** start DATASET CONTENT **

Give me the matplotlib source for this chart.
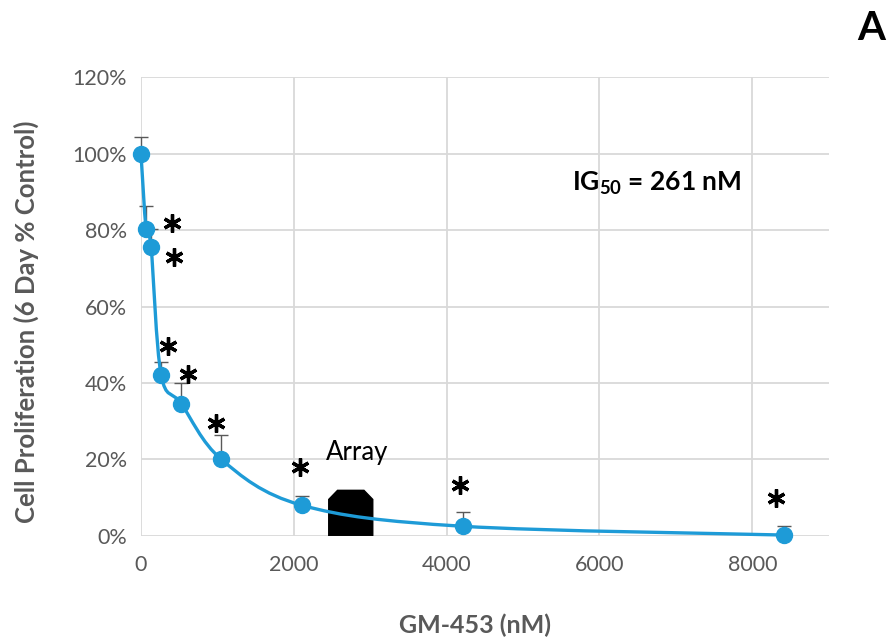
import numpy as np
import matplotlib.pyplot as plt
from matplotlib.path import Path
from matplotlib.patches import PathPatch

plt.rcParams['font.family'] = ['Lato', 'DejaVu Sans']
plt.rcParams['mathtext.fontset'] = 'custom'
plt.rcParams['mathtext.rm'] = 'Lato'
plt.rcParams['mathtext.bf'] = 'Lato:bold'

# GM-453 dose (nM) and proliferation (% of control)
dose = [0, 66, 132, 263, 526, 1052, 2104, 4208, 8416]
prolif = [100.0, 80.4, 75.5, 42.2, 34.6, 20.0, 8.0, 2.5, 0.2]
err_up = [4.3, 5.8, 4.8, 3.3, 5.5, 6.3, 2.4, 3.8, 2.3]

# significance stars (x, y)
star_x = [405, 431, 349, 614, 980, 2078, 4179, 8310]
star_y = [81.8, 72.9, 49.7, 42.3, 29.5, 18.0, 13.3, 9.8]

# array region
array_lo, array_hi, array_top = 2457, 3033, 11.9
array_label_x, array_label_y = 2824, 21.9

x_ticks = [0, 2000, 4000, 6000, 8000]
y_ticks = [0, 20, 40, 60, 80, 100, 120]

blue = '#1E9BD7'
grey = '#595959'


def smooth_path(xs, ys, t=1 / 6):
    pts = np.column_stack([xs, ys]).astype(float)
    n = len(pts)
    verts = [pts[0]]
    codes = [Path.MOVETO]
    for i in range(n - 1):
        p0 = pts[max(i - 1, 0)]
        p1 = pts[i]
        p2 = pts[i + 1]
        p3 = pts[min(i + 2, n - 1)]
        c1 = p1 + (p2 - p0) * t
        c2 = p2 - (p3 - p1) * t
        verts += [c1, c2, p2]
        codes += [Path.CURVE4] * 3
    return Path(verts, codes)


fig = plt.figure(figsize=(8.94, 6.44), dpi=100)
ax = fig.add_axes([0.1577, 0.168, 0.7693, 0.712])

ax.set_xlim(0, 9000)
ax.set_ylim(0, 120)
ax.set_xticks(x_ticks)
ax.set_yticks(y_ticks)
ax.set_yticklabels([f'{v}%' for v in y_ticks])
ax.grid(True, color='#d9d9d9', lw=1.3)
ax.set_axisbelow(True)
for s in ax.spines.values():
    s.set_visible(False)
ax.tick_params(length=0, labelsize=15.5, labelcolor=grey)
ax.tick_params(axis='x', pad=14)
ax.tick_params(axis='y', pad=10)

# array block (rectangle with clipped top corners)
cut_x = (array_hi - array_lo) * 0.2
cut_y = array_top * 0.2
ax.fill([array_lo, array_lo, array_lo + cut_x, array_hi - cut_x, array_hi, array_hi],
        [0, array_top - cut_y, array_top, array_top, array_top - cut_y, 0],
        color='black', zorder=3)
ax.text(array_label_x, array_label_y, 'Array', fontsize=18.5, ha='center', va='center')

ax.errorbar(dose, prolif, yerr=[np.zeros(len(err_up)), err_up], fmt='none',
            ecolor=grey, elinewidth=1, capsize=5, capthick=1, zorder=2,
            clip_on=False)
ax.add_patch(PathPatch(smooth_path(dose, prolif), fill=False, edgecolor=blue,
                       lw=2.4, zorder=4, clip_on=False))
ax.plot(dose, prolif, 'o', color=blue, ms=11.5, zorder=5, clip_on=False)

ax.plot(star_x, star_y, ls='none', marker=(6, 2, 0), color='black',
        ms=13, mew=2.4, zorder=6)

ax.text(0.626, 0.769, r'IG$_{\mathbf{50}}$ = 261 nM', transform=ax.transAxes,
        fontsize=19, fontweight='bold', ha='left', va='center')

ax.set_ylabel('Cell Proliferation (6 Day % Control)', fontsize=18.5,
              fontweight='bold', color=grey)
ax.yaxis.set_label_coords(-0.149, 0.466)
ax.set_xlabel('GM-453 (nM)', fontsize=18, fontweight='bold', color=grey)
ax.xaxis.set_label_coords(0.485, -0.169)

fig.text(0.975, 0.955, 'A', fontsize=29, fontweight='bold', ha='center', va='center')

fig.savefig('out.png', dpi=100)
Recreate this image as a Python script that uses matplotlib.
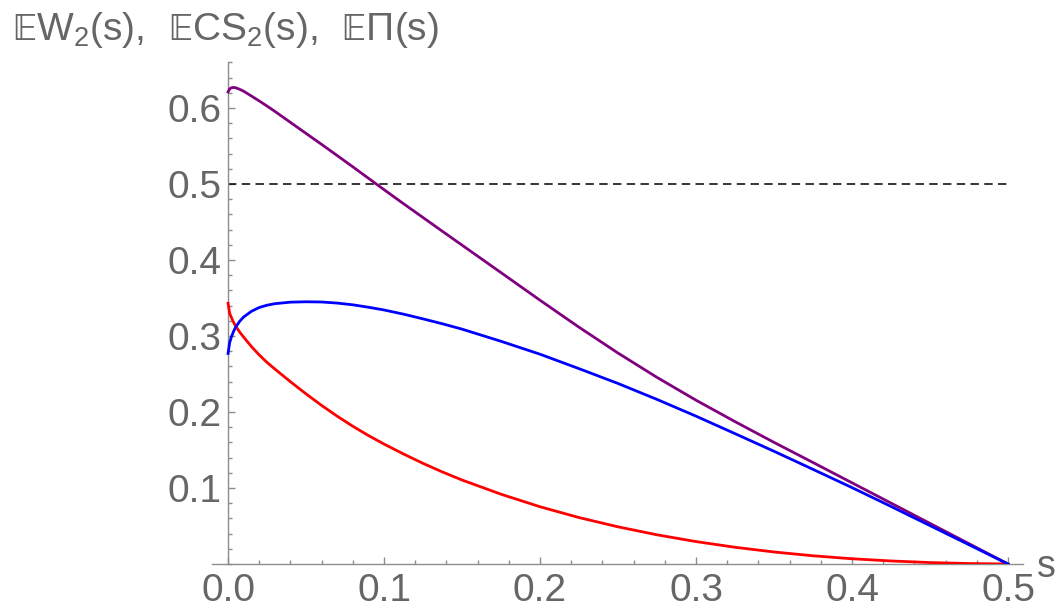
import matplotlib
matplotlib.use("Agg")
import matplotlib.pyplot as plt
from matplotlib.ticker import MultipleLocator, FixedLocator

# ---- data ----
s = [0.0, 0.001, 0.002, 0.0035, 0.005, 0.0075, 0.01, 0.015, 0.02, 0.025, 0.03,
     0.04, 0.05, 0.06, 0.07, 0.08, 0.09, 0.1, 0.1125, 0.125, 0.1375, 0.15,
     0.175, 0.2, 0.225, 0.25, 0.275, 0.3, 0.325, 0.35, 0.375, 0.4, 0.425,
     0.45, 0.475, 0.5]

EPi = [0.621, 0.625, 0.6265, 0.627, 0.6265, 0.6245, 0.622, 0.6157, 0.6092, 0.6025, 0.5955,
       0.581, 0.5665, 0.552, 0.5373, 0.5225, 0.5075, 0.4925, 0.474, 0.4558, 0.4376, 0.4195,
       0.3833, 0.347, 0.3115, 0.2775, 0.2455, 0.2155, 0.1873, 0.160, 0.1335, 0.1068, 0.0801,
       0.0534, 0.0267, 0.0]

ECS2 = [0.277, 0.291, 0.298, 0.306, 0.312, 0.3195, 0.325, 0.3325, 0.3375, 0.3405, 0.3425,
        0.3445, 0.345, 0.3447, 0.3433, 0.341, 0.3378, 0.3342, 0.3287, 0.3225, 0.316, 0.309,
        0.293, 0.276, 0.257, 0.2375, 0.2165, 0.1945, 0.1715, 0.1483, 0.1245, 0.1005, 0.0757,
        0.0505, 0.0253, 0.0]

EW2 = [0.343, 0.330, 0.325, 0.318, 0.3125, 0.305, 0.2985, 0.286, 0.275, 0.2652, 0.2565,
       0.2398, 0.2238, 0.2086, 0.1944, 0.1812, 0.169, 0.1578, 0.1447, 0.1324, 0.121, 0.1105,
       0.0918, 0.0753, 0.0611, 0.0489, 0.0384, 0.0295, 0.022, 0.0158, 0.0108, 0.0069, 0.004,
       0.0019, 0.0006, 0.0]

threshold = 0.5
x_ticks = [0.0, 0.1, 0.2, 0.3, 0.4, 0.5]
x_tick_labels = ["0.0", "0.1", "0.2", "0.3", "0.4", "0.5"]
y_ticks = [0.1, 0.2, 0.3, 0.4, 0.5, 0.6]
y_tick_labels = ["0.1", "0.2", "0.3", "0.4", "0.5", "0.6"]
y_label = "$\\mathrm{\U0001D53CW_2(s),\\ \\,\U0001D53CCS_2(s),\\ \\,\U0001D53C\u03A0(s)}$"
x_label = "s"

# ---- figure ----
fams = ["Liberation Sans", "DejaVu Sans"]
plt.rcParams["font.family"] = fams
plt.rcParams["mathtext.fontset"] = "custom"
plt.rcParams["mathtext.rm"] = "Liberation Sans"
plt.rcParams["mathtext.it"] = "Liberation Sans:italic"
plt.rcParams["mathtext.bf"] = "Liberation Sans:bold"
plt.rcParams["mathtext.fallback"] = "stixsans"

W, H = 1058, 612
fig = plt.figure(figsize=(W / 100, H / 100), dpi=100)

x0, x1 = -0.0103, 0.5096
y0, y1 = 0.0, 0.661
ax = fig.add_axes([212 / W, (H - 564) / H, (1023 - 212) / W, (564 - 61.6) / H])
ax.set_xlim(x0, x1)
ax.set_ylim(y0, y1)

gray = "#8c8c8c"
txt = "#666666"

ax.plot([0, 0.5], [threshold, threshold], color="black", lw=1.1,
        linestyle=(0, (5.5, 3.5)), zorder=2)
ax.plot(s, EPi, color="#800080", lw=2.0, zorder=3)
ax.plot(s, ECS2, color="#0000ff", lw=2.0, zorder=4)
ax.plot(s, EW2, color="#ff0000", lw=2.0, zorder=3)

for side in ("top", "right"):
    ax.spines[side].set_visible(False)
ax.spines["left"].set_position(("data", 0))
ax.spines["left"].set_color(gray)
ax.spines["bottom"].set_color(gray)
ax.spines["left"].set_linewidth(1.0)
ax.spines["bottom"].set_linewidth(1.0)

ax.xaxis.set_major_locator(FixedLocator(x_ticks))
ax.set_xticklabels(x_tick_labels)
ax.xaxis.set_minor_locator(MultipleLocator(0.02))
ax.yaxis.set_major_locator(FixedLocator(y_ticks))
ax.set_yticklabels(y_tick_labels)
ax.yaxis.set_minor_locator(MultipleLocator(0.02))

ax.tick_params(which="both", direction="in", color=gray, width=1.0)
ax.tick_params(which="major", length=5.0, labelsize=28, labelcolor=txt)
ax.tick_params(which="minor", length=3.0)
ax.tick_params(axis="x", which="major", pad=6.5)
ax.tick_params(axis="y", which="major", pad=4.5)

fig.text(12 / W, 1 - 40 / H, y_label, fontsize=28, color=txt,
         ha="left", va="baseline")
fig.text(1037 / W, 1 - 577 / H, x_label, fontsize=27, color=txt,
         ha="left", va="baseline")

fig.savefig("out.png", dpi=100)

** end DATASET CONTENT **

__DIRECTION__
Quote the records above exactly, from the first line through the line containing "array_label_x, array_label_y = 2824, 21.9", and leave out the pictures.

__REPLY__
Give me the matplotlib source for this chart.
import numpy as np
import matplotlib.pyplot as plt
from matplotlib.path import Path
from matplotlib.patches import PathPatch

plt.rcParams['font.family'] = ['Lato', 'DejaVu Sans']
plt.rcParams['mathtext.fontset'] = 'custom'
plt.rcParams['mathtext.rm'] = 'Lato'
plt.rcParams['mathtext.bf'] = 'Lato:bold'

# GM-453 dose (nM) and proliferation (% of control)
dose = [0, 66, 132, 263, 526, 1052, 2104, 4208, 8416]
prolif = [100.0, 80.4, 75.5, 42.2, 34.6, 20.0, 8.0, 2.5, 0.2]
err_up = [4.3, 5.8, 4.8, 3.3, 5.5, 6.3, 2.4, 3.8, 2.3]

# significance stars (x, y)
star_x = [405, 431, 349, 614, 980, 2078, 4179, 8310]
star_y = [81.8, 72.9, 49.7, 42.3, 29.5, 18.0, 13.3, 9.8]

# array region
array_lo, array_hi, array_top = 2457, 3033, 11.9
array_label_x, array_label_y = 2824, 21.9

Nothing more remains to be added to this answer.